Refugees stuck in Nauru are pinning any hope they have left on the foreign leaders, delegates and media who this week attended the Pacific Islands Forum.
All say they can see no end in sight to their detention and feel utterly helpless that their futures lie in the hands of the Australian and Nauru Governments.
RNZ has been told stories of children setting themselves on fire as a last resort to leave the island, young adults losing their will to live at all, and older refugees with health issues unable to get the help they need.
These are people who feel like they are watching life slipping them by.
Mehdi wants kids, but he and his wife don't want to have them in this place.
"I came from Iran and arrived in Nauru Island September 5, 2013. I became a refugee after a year living in the tents."
His story is like so many others living in Nauru.
"We don't have a future here," said Elnaz.
Her hands shook as she told her story.
"You don't know our feeling," she said. "Five years I live with my brother. In just one room we sleep together."
She wants normal things, a social life, to go to a gym.
All the refugees on Nauru have spent time in a refugee processing centre - dubbed the RPC camps - where asylum seekers are put until they secure their refugee status.
There they live in tents, are allowed no more than two-to-three minute showers. Many of the children don't have any shoes.
Helia was ten when she arrived at the RPC 3 camp.
"I remember my parents talking, they told us 'three months in camp and then you'll be happy to go'. And then when three months was over, it was five months, and everyone was angry and then scared.
"And then they told us we have to stay in there for five more years, just like that."
Helia said it's now been five years and she doesn't know what's going to happen, or if anyone is going to take her and her family or not.
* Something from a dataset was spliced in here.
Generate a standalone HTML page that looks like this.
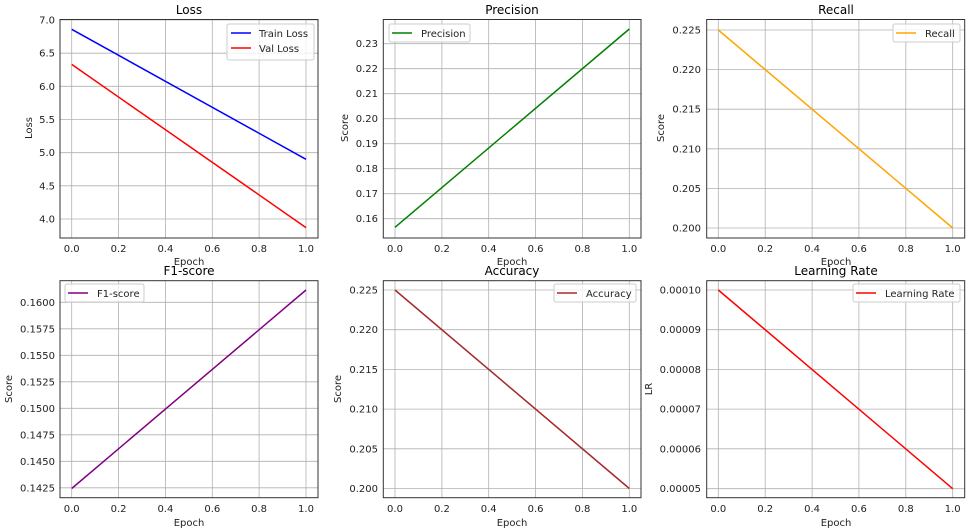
<!DOCTYPE html>
<html><head><meta charset="utf-8"><style>
html,body{margin:0;padding:0;background:#fff;}
svg{display:block;font-family:"DejaVu Sans","Liberation Sans",sans-serif;}
.g{stroke:#b0b0b0;stroke-width:0.8;}
.ax{fill:none;stroke:#333;stroke-width:1;}
.tk{font-size:10px;fill:#222;}
.tl{font-size:12px;fill:#000;}
.lb{font-size:10px;fill:#222;}
.lg{fill:#fff;fill-opacity:0.8;stroke:#ccc;stroke-width:1;}
</style></head><body>
<svg width="974" height="529" viewBox="0 0 974 529" xmlns="http://www.w3.org/2000/svg">
<!-- Panel 1: Loss -->
<g>
<g class="g">
<line x1="71.7" y1="19.5" x2="71.7" y2="238"/><line x1="118.6" y1="19.5" x2="118.6" y2="238"/><line x1="165.4" y1="19.5" x2="165.4" y2="238"/><line x1="212.3" y1="19.5" x2="212.3" y2="238"/><line x1="259.1" y1="19.5" x2="259.1" y2="238"/><line x1="306" y1="19.5" x2="306" y2="238"/>
<line x1="60" y1="20" x2="318" y2="20"/><line x1="60" y1="53.2" x2="318" y2="53.2"/><line x1="60" y1="86.3" x2="318" y2="86.3"/><line x1="60" y1="119.5" x2="318" y2="119.5"/><line x1="60" y1="152.7" x2="318" y2="152.7"/><line x1="60" y1="185.8" x2="318" y2="185.8"/><line x1="60" y1="219" x2="318" y2="219"/>
</g>
<line x1="71.7" y1="29.3" x2="306" y2="159.3" stroke="#0000ff" stroke-width="1.5"/>
<line x1="71.7" y1="64.4" x2="306" y2="227.6" stroke="#ff0000" stroke-width="1.5"/>
<rect class="ax" x="60" y="19.5" width="258" height="218.5"/>
<g class="tk" text-anchor="end">
<text x="55" y="23.5">7.0</text><text x="55" y="56.7">6.5</text><text x="55" y="89.8">6.0</text><text x="55" y="123">5.5</text><text x="55" y="156.2">5.0</text><text x="55" y="189.3">4.5</text><text x="55" y="222.5">4.0</text>
</g>
<g class="tk" text-anchor="middle">
<text x="71.7" y="252">0.0</text><text x="118.6" y="252">0.2</text><text x="165.4" y="252">0.4</text><text x="212.3" y="252">0.6</text><text x="259.1" y="252">0.8</text><text x="306" y="252">1.0</text>
<text x="189" y="265">Epoch</text>
</g>
<text class="lb" text-anchor="middle" transform="translate(32,128) rotate(-90)">Loss</text>
<text class="tl" x="189" y="14" text-anchor="middle">Loss</text>
<rect class="lg" x="227" y="24" width="87" height="36" rx="2"/>
<line x1="231" y1="33" x2="251" y2="33" stroke="#0000ff" stroke-width="1.5"/>
<line x1="231" y1="48" x2="251" y2="48" stroke="#ff0000" stroke-width="1.5"/>
<text class="tk" x="259" y="37">Train Loss</text>
<text class="tk" x="259" y="52">Val Loss</text>
</g>

<!-- Panel 2: Precision -->
<g>
<g class="g">
<line x1="395" y1="19.5" x2="395" y2="238"/><line x1="441.9" y1="19.5" x2="441.9" y2="238"/><line x1="488.7" y1="19.5" x2="488.7" y2="238"/><line x1="535.6" y1="19.5" x2="535.6" y2="238"/><line x1="582.4" y1="19.5" x2="582.4" y2="238"/><line x1="629.3" y1="19.5" x2="629.3" y2="238"/>
<line x1="383.3" y1="43.7" x2="641" y2="43.7"/><line x1="383.3" y1="68.7" x2="641" y2="68.7"/><line x1="383.3" y1="93.7" x2="641" y2="93.7"/><line x1="383.3" y1="118.7" x2="641" y2="118.7"/><line x1="383.3" y1="143.7" x2="641" y2="143.7"/><line x1="383.3" y1="168.7" x2="641" y2="168.7"/><line x1="383.3" y1="193.7" x2="641" y2="193.7"/><line x1="383.3" y1="218.7" x2="641" y2="218.7"/>
</g>
<line x1="395" y1="227.3" x2="629.3" y2="29" stroke="#008000" stroke-width="1.5"/>
<rect class="ax" x="383.3" y="19.5" width="257.7" height="218.5"/>
<g class="tk" text-anchor="end">
<text x="378" y="47.2">0.23</text><text x="378" y="72.2">0.22</text><text x="378" y="97.2">0.21</text><text x="378" y="122.2">0.20</text><text x="378" y="147.2">0.19</text><text x="378" y="172.2">0.18</text><text x="378" y="197.2">0.17</text><text x="378" y="222.2">0.16</text>
</g>
<g class="tk" text-anchor="middle">
<text x="395" y="252">0.0</text><text x="441.9" y="252">0.2</text><text x="488.7" y="252">0.4</text><text x="535.6" y="252">0.6</text><text x="582.4" y="252">0.8</text><text x="629.3" y="252">1.0</text>
<text x="512" y="265">Epoch</text>
</g>
<text class="lb" text-anchor="middle" transform="translate(348,128) rotate(-90)">Score</text>
<text class="tl" x="512" y="14" text-anchor="middle">Precision</text>
<rect class="lg" x="389" y="24" width="81" height="18" rx="2"/>
<line x1="392" y1="33" x2="412" y2="33" stroke="#008000" stroke-width="1.5"/>
<text class="tk" x="421" y="37">Precision</text>
</g>

<!-- Panel 3: Recall -->
<g>
<g class="g">
<line x1="718.3" y1="19.5" x2="718.3" y2="238"/><line x1="765.2" y1="19.5" x2="765.2" y2="238"/><line x1="812.1" y1="19.5" x2="812.1" y2="238"/><line x1="858.9" y1="19.5" x2="858.9" y2="238"/><line x1="905.8" y1="19.5" x2="905.8" y2="238"/><line x1="952.7" y1="19.5" x2="952.7" y2="238"/>
<line x1="706.7" y1="30" x2="964.7" y2="30"/><line x1="706.7" y1="69.6" x2="964.7" y2="69.6"/><line x1="706.7" y1="109.2" x2="964.7" y2="109.2"/><line x1="706.7" y1="148.8" x2="964.7" y2="148.8"/><line x1="706.7" y1="188.4" x2="964.7" y2="188.4"/><line x1="706.7" y1="228" x2="964.7" y2="228"/>
</g>
<line x1="718.3" y1="30" x2="952.7" y2="228" stroke="#ffa500" stroke-width="1.5"/>
<rect class="ax" x="706.7" y="19.5" width="258" height="218.5"/>
<g class="tk" text-anchor="end">
<text x="701" y="33.5">0.225</text><text x="701" y="73.1">0.220</text><text x="701" y="112.7">0.215</text><text x="701" y="152.3">0.210</text><text x="701" y="191.9">0.205</text><text x="701" y="231.5">0.200</text>
</g>
<g class="tk" text-anchor="middle">
<text x="718.3" y="252">0.0</text><text x="765.2" y="252">0.2</text><text x="812.1" y="252">0.4</text><text x="858.9" y="252">0.6</text><text x="905.8" y="252">0.8</text><text x="952.7" y="252">1.0</text>
<text x="836" y="265">Epoch</text>
</g>
<text class="lb" text-anchor="middle" transform="translate(664,128) rotate(-90)">Score</text>
<text class="tl" x="836" y="14" text-anchor="middle">Recall</text>
<rect class="lg" x="893" y="24" width="67" height="18" rx="2"/>
<line x1="896" y1="33" x2="916" y2="33" stroke="#ffa500" stroke-width="1.5"/>
<text class="tk" x="925" y="37">Recall</text>
</g>

<!-- Panel 4: F1 -->
<g>
<g class="g">
<line x1="71.7" y1="280.7" x2="71.7" y2="497.7"/><line x1="118.6" y1="280.7" x2="118.6" y2="497.7"/><line x1="165.4" y1="280.7" x2="165.4" y2="497.7"/><line x1="212.3" y1="280.7" x2="212.3" y2="497.7"/><line x1="259.1" y1="280.7" x2="259.1" y2="497.7"/><line x1="306" y1="280.7" x2="306" y2="497.7"/>
<line x1="60" y1="302.3" x2="318" y2="302.3"/><line x1="60" y1="328.8" x2="318" y2="328.8"/><line x1="60" y1="355.3" x2="318" y2="355.3"/><line x1="60" y1="381.8" x2="318" y2="381.8"/><line x1="60" y1="408.3" x2="318" y2="408.3"/><line x1="60" y1="434.8" x2="318" y2="434.8"/><line x1="60" y1="461.3" x2="318" y2="461.3"/><line x1="60" y1="487.8" x2="318" y2="487.8"/>
</g>
<line x1="71.7" y1="488.5" x2="306" y2="290" stroke="#800080" stroke-width="1.5"/>
<rect class="ax" x="60" y="280.7" width="258" height="217"/>
<g class="tk" text-anchor="end">
<text x="55" y="305.8">0.1600</text><text x="55" y="332.3">0.1575</text><text x="55" y="358.8">0.1550</text><text x="55" y="385.3">0.1525</text><text x="55" y="411.8">0.1500</text><text x="55" y="438.3">0.1475</text><text x="55" y="464.8">0.1450</text><text x="55" y="491.3">0.1425</text>
</g>
<g class="tk" text-anchor="middle">
<text x="71.7" y="512">0.0</text><text x="118.6" y="512">0.2</text><text x="165.4" y="512">0.4</text><text x="212.3" y="512">0.6</text><text x="259.1" y="512">0.8</text><text x="306" y="512">1.0</text>
<text x="189" y="526">Epoch</text>
</g>
<text class="lb" text-anchor="middle" transform="translate(12,389) rotate(-90)">Score</text>
<text class="tl" x="189" y="275" text-anchor="middle">F1-score</text>
<rect class="lg" x="65" y="284" width="79" height="18" rx="2"/>
<line x1="68" y1="293" x2="88" y2="293" stroke="#800080" stroke-width="1.5"/>
<text class="tk" x="97" y="297">F1-score</text>
</g>

<!-- Panel 5: Accuracy -->
<g>
<g class="g">
<line x1="395" y1="280.7" x2="395" y2="497.7"/><line x1="441.9" y1="280.7" x2="441.9" y2="497.7"/><line x1="488.7" y1="280.7" x2="488.7" y2="497.7"/><line x1="535.6" y1="280.7" x2="535.6" y2="497.7"/><line x1="582.4" y1="280.7" x2="582.4" y2="497.7"/><line x1="629.3" y1="280.7" x2="629.3" y2="497.7"/>
<line x1="383.3" y1="290" x2="641" y2="290"/><line x1="383.3" y1="329.7" x2="641" y2="329.7"/><line x1="383.3" y1="369.4" x2="641" y2="369.4"/><line x1="383.3" y1="409.1" x2="641" y2="409.1"/><line x1="383.3" y1="448.8" x2="641" y2="448.8"/><line x1="383.3" y1="488.5" x2="641" y2="488.5"/>
</g>
<line x1="395" y1="290" x2="629.3" y2="488.5" stroke="#a52a2a" stroke-width="1.5"/>
<rect class="ax" x="383.3" y="280.7" width="257.7" height="217"/>
<g class="tk" text-anchor="end">
<text x="378" y="293.5">0.225</text><text x="378" y="333.2">0.220</text><text x="378" y="372.9">0.215</text><text x="378" y="412.6">0.210</text><text x="378" y="452.3">0.205</text><text x="378" y="492">0.200</text>
</g>
<g class="tk" text-anchor="middle">
<text x="395" y="512">0.0</text><text x="441.9" y="512">0.2</text><text x="488.7" y="512">0.4</text><text x="535.6" y="512">0.6</text><text x="582.4" y="512">0.8</text><text x="629.3" y="512">1.0</text>
<text x="512" y="526">Epoch</text>
</g>
<text class="lb" text-anchor="middle" transform="translate(341,389) rotate(-90)">Score</text>
<text class="tl" x="512" y="275" text-anchor="middle">Accuracy</text>
<rect class="lg" x="554" y="284" width="82" height="18" rx="2"/>
<line x1="557" y1="293" x2="577" y2="293" stroke="#a52a2a" stroke-width="1.5"/>
<text class="tk" x="586" y="297">Accuracy</text>
</g>

<!-- Panel 6: Learning Rate -->
<g>
<g class="g">
<line x1="718.3" y1="280.7" x2="718.3" y2="497.7"/><line x1="765.2" y1="280.7" x2="765.2" y2="497.7"/><line x1="812.1" y1="280.7" x2="812.1" y2="497.7"/><line x1="858.9" y1="280.7" x2="858.9" y2="497.7"/><line x1="905.8" y1="280.7" x2="905.8" y2="497.7"/><line x1="952.7" y1="280.7" x2="952.7" y2="497.7"/>
<line x1="706.7" y1="290" x2="964.7" y2="290"/><line x1="706.7" y1="329.7" x2="964.7" y2="329.7"/><line x1="706.7" y1="369.4" x2="964.7" y2="369.4"/><line x1="706.7" y1="409.1" x2="964.7" y2="409.1"/><line x1="706.7" y1="448.8" x2="964.7" y2="448.8"/><line x1="706.7" y1="488.7" x2="964.7" y2="488.7"/>
</g>
<line x1="718.3" y1="290" x2="952.7" y2="488.7" stroke="#ff0000" stroke-width="1.5"/>
<rect class="ax" x="706.7" y="280.7" width="258" height="217"/>
<g class="tk" text-anchor="end">
<text x="701" y="293.5">0.00010</text><text x="701" y="333.2">0.00009</text><text x="701" y="372.9">0.00008</text><text x="701" y="412.6">0.00007</text><text x="701" y="452.3">0.00006</text><text x="701" y="492.2">0.00005</text>
</g>
<g class="tk" text-anchor="middle">
<text x="718.3" y="512">0.0</text><text x="765.2" y="512">0.2</text><text x="812.1" y="512">0.4</text><text x="858.9" y="512">0.6</text><text x="905.8" y="512">0.8</text><text x="952.7" y="512">1.0</text>
<text x="836" y="526">Epoch</text>
</g>
<text class="lb" text-anchor="middle" transform="translate(652,389) rotate(-90)">LR</text>
<text class="tl" x="836" y="275" text-anchor="middle">Learning Rate</text>
<rect class="lg" x="853" y="284" width="107" height="18" rx="2"/>
<line x1="856" y1="293" x2="876" y2="293" stroke="#ff0000" stroke-width="1.5"/>
<text class="tk" x="885" y="297">Learning Rate</text>
</g>
</svg>
</body></html>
Her friend Pari spent two years in the RPC3 camp, and has now lived in a community camp with her family for the past three.
"I don't have any hope but my case manager and other people, they say 'oh you will go!' but it's just lies. I don't think I will be able to go," she said.
The pair are now 15 and the only two left of the friends they'd made on the island.
Their Myanman friends have gone to the United States. But because these girls are Iranian they say they have been rejected due to strict US border controls.
They did have other Iranians in the group, who they say have made it to Australia - but only because they took drastic measures.
"It literally feels like a jail. I don't know how to say it, but it literally feels like that. I don't have anything," Helia said.
"The only thing I had was a few friends, now they had to try kill themselves. They had to try suicide to try and save themselves from this place."
This is not a unique story for children being held on the islands Australia pays to run detention centres and refugee camps.
A joint report published by the Refugee Council of Australia and the Asylum Seeker Resource Centre earlier this week detailed extreme cases of adult and child trauma, with experts saying it's worse there than in war zones or refugee camps around the world.
Pari told a story of her and her mother watching a man douse himself with petrol when they first arrived at the camp they now live in.
"The man was on fire and he was screaming and the Australian people they were just watching him. And instead of calling the ambulance they called the police to come and take him. It was really hard, and I think I was only 10 or 11 years old."
The 900 or so refugees left on Nauru are now pleading with New Zealand - or anywhere else - to take them, with many saying they don't want to go to Australia because of the way they've been treated by that country's government.
New Zealand's offer to Australia to take 150 refugees from Nauru and Manus Islands remains on the table, but the Prime Minister Jacinda Ardern says it remains one for them to take up.